Hopefully, progress will be made in resolving the other (non-climate-change) concerns raised by SEPA (and the Public Inquiry). One puzzling issue may be quickly addressed: at the Inquiry, the engineers all agreed on the significance of managing the upstream reservoirs for flood reduction.[8] In March 2007, ownership of the reservoirs passed to the Council, which was expected to facilitate management.
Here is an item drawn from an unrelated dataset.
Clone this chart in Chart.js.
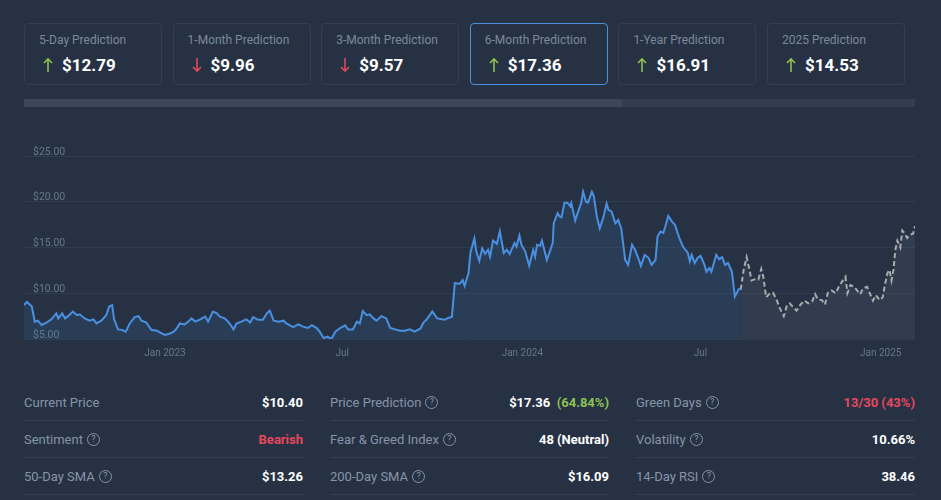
<!DOCTYPE html>
<html>
<head>
<meta charset="utf-8">
<script src="https://cdn.jsdelivr.net/npm/chart.js@4.4.1/dist/chart.umd.min.js"></script>
<style>
  html, body { margin: 0; padding: 0; }
  body { width: 941px; height: 500px; background: #263244; font-family: Roboto, 'Noto Sans', sans-serif; position: relative; overflow: hidden; }
  .cards { position: absolute; left: 24px; top: 23px; display: flex; gap: 10.6px; }
  .card { width: 138px; height: 62px; box-sizing: border-box; border: 1px solid #323e51; border-radius: 4px; position: relative; }
  .card.active { border-color: #4a8fdc; }
  .card .lbl { position: absolute; left: 14px; top: 9px; font-size: 12px; line-height: 14px; color: #7a899e; white-space: nowrap; }
  .card .val { position: absolute; left: 18px; top: 31px; height: 20px; display: flex; align-items: center; font-size: 17px; font-weight: 700; color: #fff; }
  .card .val svg { margin-right: 9px; }
  .bar { position: absolute; left: 24px; top: 99px; width: 891px; height: 8px; background: #323d4f; }
  .bar div { width: 598px; height: 100%; background: #3e4759; }
  .chartbox { position: absolute; left: 24px; top: 130px; width: 891px; height: 240px; }
  .col { position: absolute; top: 384px; width: 279px; }
  .row { height: 36px; border-bottom: 1px solid #344052; display: flex; align-items: center; justify-content: space-between; font-size: 13px; }
  .row .k { color: #8694a8; display: flex; align-items: center; }
  .row .v { color: #fff; font-weight: 700; }
  .q { display: inline-block; width: 11px; height: 11px; border: 1px solid #8694a8; border-radius: 50%; font-size: 9px; line-height: 11px; text-align: center; margin-left: 4px; }
  .red { color: #e8475c !important; }
  .green { color: #8cc152; }
</style>
</head>
<body>
<div class="cards" id="cards"></div>
<div class="bar"><div></div></div>
<div class="chartbox"><canvas id="chart"></canvas></div>
<div class="col" style="left:24px">
  <div class="row"><span class="k">Current Price</span><span class="v">$10.40</span></div>
  <div class="row"><span class="k">Sentiment<span class="q">?</span></span><span class="v red">Bearish</span></div>
  <div class="row"><span class="k">50-Day SMA<span class="q">?</span></span><span class="v">$13.26</span></div>
</div>
<div class="col" style="left:330px">
  <div class="row"><span class="k">Price Prediction<span class="q">?</span></span><span class="v">$17.36 &nbsp;<span class="green">(64.84%)</span></span></div>
  <div class="row"><span class="k">Fear &amp; Greed Index<span class="q">?</span></span><span class="v">48 (Neutral)</span></div>
  <div class="row"><span class="k">200-Day SMA<span class="q">?</span></span><span class="v">$16.09</span></div>
</div>
<div class="col" style="left:636px">
  <div class="row"><span class="k">Green Days<span class="q">?</span></span><span class="v red">13/30 (43%)</span></div>
  <div class="row"><span class="k">Volatility<span class="q">?</span></span><span class="v">10.66%</span></div>
  <div class="row"><span class="k">14-Day RSI<span class="q">?</span></span><span class="v">38.46</span></div>
</div>
<script>
'use strict';

// Tarjetas de predicción
const cardLabels = ['5-Day Prediction', '1-Month Prediction', '3-Month Prediction', '6-Month Prediction', '1-Year Prediction', '2025 Prediction'];
const cardValues = [12.79, 9.96, 9.57, 17.36, 16.91, 14.53];
const cardUp     = [true, false, false, true, true, true];

// Días desde el 10/08/2022
const histDays = [0,3,8,11,14,18,23,28,33,35,39,42,45,50,54,57,62,67,71,74,79,84,87,90,92,96,100,104,108,113,117,120,125,130,136,141,144,149,153,156,159,164,168,171,175,180,185,188,193,197,200,205,210,214,217,222,227,231,234,239,244,248,251,255,260,265,268,275,280,285,290,294,299,302,306,310,314,318,323,328,331,336,340,343,346,350,353,357,360,365,370,374,379,384,389,394,399,405,408,411,417,422,427,430,433,437,440,445,448,450,454,456,460,462,465,468,471,474,476,479,483,486,490,493,496,501,503,506,508,512,516,520,522,524,527,529,531,534,537,540,541,545,547,549,552,555,558,559,563,566,569,571,574,576,580,582,585,588,592,595,597,600,604,607,609,610,614,617,621,624,628,630,634,638,641,645,647,650,653,655,658,662,665,667,670,673,678,680,682,685,688,691,695,697,700,702,707,710,713,716,719,723,726,730,732];
const histPrice = [8.72,9.05,8.54,6.9,7.0,6.53,6.8,7.15,7.8,7.25,7.8,7.25,7.5,8.0,7.6,7.7,7.25,7.0,7.15,6.7,7.0,7.6,8.55,8.7,7.15,6.05,6.0,5.8,6.7,7.4,7.5,7.0,6.8,6.0,5.9,5.6,5.45,5.6,5.8,6.15,6.7,6.6,6.9,7.25,6.9,7.15,7.45,6.9,8.0,7.8,7.45,7.25,6.7,6.05,6.7,6.9,7.15,6.8,7.4,7.1,7.1,7.8,8.1,7.0,6.9,7.0,6.7,6.3,6.6,6.35,6.2,6.5,6.2,5.8,5.1,5.25,5.0,5.8,6.2,6.5,6.05,6.05,6.9,6.7,8.05,7.6,7.7,7.25,7.0,7.5,7.25,6.2,6.05,5.9,5.9,6.05,5.8,6.15,6.8,7.1,8.0,7.25,7.15,7.1,7.3,7.4,11.1,11.05,11.45,10.8,12.2,14.45,16.0,14.55,13.55,14.9,14.3,14.75,14.0,15.75,15.4,16.75,14.4,14.75,14.3,15.5,15.1,16.3,15.3,14.55,13.0,14.75,14.0,15.3,15.2,15.75,14.9,13.65,14.55,15.5,17.65,18.75,18.4,18.3,19.9,19.9,19.5,19.85,17.95,18.95,19.85,21.1,20.0,19.9,21.1,20.6,18.4,17.1,18.4,19.8,19.1,18.95,17.65,18.0,17.35,17.1,13.65,13.1,15.3,14.75,13.65,13.0,14.2,13.85,13.1,13.65,16.2,16.75,16.6,17.3,18.45,17.8,17.45,16.75,15.85,15.1,14.4,13.5,14.2,13.3,13.85,14.1,13.1,12.35,12.75,12.35,14.2,13.7,13.95,13.1,13.3,12.35,9.65,10.45,10.4];

const predDays  = [732,735,738,741,743,747,750,753,755,758,761,765,768,772,776,779,782,786,789,793,797,801,805,808,811,815,818,821,825,829,833,839,841,844,848,851,854,857,861,863,867,870,874,877,879,882,884,886,888,890,892,895,897,900,902,905,908,910];
const predPrice = [10.4,12.55,13.95,12.55,11.4,11.55,11.5,12.65,11.85,9.55,9.9,10.05,9.45,8.35,7.5,8.6,8.9,8.45,8.1,8.75,9.2,8.9,9.1,9.9,9.3,9.25,8.75,10.05,10.3,10.0,10.9,11.8,10.0,10.9,10.7,10.3,9.9,10.55,10.7,10.2,9.2,9.8,9.25,9.55,10.8,12.25,12.55,11.4,12.55,14.8,15.75,15.0,16.85,16.5,16.05,16.4,16.5,17.36];

const tickDays   = [144, 325, 509, 691, 875];
const tickLabels = ['Jan 2023', 'Jul', 'Jan 2024', 'Jul', 'Jan 2025'];
const yTicks     = [5, 10, 15, 20, 25];

const TEXT_DIM = '#66768c';
const GRID     = '#303c4f';

function arrow(up) {
  const c = up ? '#8fbf4d' : '#e0475b';
  const p = up ? 'M5 15 V2 M1 6 L5 2 L9 6' : 'M5 1 V14 M1 10 L5 14 L9 10';
  return `<svg width="10" height="16" viewBox="0 0 10 16"><path d="${p}" stroke="${c}" stroke-width="1.6" fill="none"/></svg>`;
}

document.getElementById('cards').innerHTML = cardLabels.map((l, i) =>
  `<div class="card${i === 3 ? ' active' : ''}"><div class="lbl">${l}</div>` +
  `<div class="val">${arrow(cardUp[i])}$${cardValues[i].toFixed(2)}</div></div>`).join('');

const pts = (xs, ys) => xs.map((d, i) => ({ x: d, y: ys[i] }));

new Chart(document.getElementById('chart'), {
  type: 'line',
  data: {
    datasets: [{
      data: pts(histDays, histPrice),
      borderColor: '#4a90e2', borderWidth: 2,
      backgroundColor: 'rgba(74,144,226,0.12)',
      fill: 'start', pointRadius: 0, tension: 0,
    }, {
      data: pts(predDays, predPrice),
      borderColor: '#a9abad', borderWidth: 2, borderDash: [5, 3],
      backgroundColor: 'rgba(170,175,185,0.09)',
      fill: 'start', pointRadius: 0, tension: 0,
    }],
  },
  options: {
    responsive: true, maintainAspectRatio: false, animation: false,
    layout: { padding: { top: 26, bottom: 10, left: 0, right: 0 } },
    plugins: { legend: { display: false }, tooltip: { enabled: false } },
    scales: {
      x: {
        type: 'linear', min: 0, max: 910,
        grid: { display: false, drawTicks: false }, border: { display: false },
        afterBuildTicks: (ax) => { ax.ticks = tickDays.map(v => ({ value: v })); },
        afterFit: (ax) => { ax.height = 21; ax.paddingLeft = 0; ax.paddingRight = 0; },
        ticks: {
          color: TEXT_DIM, font: { family: 'Roboto', size: 10 }, padding: 8, maxRotation: 0, autoSkip: false,
          callback: (v) => tickLabels[tickDays.indexOf(v)],
        },
      },
      y: {
        min: 5, max: 25,
        grid: { color: GRID, drawTicks: false }, border: { display: false },
        afterBuildTicks: (ax) => { ax.ticks = yTicks.map(v => ({ value: v })); },
        afterFit: (ax) => { ax.width = 0; ax.paddingTop = 0; ax.paddingBottom = 0; },
        ticks: {
          mirror: true, padding: 9, labelOffset: -4,
          color: TEXT_DIM, font: { family: 'Roboto', size: 10.5 },
          callback: (v) => '$' + v.toFixed(2),
        },
      },
    },
  },
});
</script>
</body>
</html>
To learn now from SEPA that the reservoirs are not being managed for flood reduction begs the questions: Were the engineers mistaken, or does the Council simply have insufficient resource to manage the reservoirs?

If reservoir management can significantly reduce the flood risk, then it's worth demanding as the cost should be relatively low. 

Bill Geary [29 July 2019]

BSc (Civil Engineering), MSc (Water Engineering)

[1] Water of Leith FPS Public Inquiry, Final Report, April 2005, clause 6.14.1
[2] Scottish Executive decision letter dated 15 March 2007, clause 17.
[3] See investigative report by the Broughton Spurtle (online), 10 July 2019.
[4] Water of Leith FPS Public Inquiry, Final Report, April 2005, clause 6.8.
[5] Water of Leith FPS Public Inquiry, Final Report, cl.5.26; Technical Report cl.1.51 & 52.
[6] Water of Leith FPS Public Inquiry, Technical Report, April 2005, clause 1.47.
[7] Scottish Executive decision letter dated 15 March 2007, clause 16.1.
[8] Water of Leith FPS Public Inquiry, Final Report, April 2005, cl.1.48, 1.145, 2.23, 5.79.